** START OF RAW RECORDS **
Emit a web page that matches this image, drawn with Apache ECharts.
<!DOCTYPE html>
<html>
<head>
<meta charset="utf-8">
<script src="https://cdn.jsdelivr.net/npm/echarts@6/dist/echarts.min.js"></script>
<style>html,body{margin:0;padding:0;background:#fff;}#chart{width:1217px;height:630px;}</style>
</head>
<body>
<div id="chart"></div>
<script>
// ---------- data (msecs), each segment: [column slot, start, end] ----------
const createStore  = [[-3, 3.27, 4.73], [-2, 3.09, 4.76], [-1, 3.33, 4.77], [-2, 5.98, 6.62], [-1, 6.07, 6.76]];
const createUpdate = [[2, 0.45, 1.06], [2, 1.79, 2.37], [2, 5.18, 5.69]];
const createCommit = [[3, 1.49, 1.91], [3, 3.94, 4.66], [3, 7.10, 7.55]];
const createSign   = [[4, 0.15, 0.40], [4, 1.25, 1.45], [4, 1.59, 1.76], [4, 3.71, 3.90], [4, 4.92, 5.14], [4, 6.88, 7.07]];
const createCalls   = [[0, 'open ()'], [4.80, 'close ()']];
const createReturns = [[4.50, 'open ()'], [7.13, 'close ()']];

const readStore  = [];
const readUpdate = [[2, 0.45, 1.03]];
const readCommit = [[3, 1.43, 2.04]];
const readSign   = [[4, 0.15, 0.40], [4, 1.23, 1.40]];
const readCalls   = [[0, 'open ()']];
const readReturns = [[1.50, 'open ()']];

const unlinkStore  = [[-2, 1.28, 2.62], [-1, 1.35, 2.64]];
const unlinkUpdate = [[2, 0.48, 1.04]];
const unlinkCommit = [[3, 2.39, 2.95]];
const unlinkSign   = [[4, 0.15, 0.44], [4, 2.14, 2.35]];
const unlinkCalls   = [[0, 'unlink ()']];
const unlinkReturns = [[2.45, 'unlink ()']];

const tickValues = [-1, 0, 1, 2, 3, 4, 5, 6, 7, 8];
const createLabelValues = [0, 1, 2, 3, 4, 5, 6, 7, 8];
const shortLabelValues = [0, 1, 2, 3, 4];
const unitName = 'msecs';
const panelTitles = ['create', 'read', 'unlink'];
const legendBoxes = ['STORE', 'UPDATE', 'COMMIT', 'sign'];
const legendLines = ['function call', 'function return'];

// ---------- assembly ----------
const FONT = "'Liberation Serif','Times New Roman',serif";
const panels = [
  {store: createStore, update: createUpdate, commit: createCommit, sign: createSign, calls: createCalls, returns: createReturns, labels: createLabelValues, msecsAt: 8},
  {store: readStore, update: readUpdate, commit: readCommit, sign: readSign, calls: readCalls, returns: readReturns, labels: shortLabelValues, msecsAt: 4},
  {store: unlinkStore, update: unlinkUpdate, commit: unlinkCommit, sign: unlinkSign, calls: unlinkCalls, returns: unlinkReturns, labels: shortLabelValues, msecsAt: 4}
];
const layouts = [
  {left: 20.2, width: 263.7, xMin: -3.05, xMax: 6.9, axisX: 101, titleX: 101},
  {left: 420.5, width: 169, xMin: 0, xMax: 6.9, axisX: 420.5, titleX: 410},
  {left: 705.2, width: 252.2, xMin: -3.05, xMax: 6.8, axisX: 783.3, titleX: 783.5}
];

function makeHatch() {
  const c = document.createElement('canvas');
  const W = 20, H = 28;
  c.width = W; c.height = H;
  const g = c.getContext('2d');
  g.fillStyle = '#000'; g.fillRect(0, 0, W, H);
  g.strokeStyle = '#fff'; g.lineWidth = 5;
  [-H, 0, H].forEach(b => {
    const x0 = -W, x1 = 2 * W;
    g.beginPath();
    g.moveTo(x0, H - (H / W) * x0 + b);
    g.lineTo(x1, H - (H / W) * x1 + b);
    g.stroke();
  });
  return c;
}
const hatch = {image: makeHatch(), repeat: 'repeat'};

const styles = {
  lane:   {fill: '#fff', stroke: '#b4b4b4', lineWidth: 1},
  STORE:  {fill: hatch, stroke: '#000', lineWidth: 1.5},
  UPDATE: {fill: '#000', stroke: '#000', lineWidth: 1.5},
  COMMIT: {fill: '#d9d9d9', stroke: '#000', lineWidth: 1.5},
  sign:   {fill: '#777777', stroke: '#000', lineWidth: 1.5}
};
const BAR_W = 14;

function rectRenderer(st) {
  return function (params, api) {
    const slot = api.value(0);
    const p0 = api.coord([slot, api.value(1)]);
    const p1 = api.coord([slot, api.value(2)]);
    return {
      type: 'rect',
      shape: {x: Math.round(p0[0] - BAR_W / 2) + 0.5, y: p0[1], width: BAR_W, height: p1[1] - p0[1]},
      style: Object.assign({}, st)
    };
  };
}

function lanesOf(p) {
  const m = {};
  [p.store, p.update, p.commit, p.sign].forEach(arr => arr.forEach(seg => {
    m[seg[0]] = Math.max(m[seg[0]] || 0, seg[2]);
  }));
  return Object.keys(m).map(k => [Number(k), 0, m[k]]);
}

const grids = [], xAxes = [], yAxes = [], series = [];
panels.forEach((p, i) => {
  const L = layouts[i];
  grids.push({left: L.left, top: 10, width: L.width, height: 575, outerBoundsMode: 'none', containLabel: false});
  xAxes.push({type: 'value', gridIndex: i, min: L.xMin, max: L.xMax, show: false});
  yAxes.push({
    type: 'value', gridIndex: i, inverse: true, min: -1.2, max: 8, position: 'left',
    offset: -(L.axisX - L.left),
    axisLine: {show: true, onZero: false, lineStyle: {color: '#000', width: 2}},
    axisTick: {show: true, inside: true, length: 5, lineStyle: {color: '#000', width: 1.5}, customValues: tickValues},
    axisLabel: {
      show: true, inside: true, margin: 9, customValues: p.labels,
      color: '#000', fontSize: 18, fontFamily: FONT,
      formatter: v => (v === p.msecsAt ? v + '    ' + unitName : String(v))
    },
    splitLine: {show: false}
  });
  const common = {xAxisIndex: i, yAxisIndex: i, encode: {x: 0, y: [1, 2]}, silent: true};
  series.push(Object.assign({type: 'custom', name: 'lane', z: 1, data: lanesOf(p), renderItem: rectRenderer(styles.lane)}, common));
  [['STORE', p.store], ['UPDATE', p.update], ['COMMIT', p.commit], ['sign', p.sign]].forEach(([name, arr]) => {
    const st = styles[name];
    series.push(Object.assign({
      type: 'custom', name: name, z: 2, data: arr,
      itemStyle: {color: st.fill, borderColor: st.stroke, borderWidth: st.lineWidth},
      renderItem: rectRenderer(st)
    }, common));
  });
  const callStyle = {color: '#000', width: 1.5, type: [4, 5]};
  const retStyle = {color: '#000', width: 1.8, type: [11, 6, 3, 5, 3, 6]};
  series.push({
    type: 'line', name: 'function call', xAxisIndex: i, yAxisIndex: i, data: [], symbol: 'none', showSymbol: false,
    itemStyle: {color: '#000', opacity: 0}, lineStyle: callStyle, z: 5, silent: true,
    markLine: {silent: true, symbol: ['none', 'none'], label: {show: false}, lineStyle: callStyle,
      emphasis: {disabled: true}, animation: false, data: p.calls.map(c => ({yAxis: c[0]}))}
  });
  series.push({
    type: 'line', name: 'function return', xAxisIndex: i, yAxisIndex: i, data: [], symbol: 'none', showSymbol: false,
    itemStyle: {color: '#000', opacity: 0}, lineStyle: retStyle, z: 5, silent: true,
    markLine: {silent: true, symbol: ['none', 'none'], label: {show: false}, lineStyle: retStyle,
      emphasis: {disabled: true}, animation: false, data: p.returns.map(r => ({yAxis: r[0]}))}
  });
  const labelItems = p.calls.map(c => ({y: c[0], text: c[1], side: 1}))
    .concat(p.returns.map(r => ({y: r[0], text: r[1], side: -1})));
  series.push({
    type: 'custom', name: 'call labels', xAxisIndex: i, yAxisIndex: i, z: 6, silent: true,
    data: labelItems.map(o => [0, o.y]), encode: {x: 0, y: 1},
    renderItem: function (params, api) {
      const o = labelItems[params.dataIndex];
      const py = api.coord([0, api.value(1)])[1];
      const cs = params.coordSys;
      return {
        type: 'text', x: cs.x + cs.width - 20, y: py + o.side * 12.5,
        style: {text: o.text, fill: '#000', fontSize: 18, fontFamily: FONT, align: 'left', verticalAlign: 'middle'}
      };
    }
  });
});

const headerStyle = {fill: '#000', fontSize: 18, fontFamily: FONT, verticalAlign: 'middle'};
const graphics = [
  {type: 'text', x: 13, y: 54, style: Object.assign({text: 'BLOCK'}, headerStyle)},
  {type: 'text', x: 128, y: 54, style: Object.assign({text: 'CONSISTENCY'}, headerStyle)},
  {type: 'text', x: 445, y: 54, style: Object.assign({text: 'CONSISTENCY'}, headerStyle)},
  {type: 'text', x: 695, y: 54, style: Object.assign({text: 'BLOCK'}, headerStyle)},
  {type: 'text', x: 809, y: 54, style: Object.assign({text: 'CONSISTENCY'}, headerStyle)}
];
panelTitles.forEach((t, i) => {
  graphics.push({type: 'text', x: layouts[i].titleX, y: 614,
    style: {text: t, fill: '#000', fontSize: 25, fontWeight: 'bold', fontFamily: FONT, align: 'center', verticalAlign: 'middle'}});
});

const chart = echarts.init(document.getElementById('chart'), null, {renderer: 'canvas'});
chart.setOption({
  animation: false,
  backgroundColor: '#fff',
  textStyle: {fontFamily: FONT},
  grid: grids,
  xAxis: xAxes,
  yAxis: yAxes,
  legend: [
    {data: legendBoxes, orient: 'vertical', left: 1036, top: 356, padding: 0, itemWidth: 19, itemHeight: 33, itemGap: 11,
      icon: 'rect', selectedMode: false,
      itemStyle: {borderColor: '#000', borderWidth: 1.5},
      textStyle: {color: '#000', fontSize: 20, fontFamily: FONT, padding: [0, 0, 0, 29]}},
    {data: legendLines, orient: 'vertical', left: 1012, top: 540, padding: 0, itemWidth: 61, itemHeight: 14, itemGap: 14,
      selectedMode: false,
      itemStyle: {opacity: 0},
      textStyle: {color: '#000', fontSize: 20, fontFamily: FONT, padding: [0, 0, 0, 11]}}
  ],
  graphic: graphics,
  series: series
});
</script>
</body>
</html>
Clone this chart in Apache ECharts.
** END OF RAW RECORDS **
Copy every single line of the material above that holds "this".

Emit a web page that matches this image, drawn with Apache ECharts.
Clone this chart in Apache ECharts.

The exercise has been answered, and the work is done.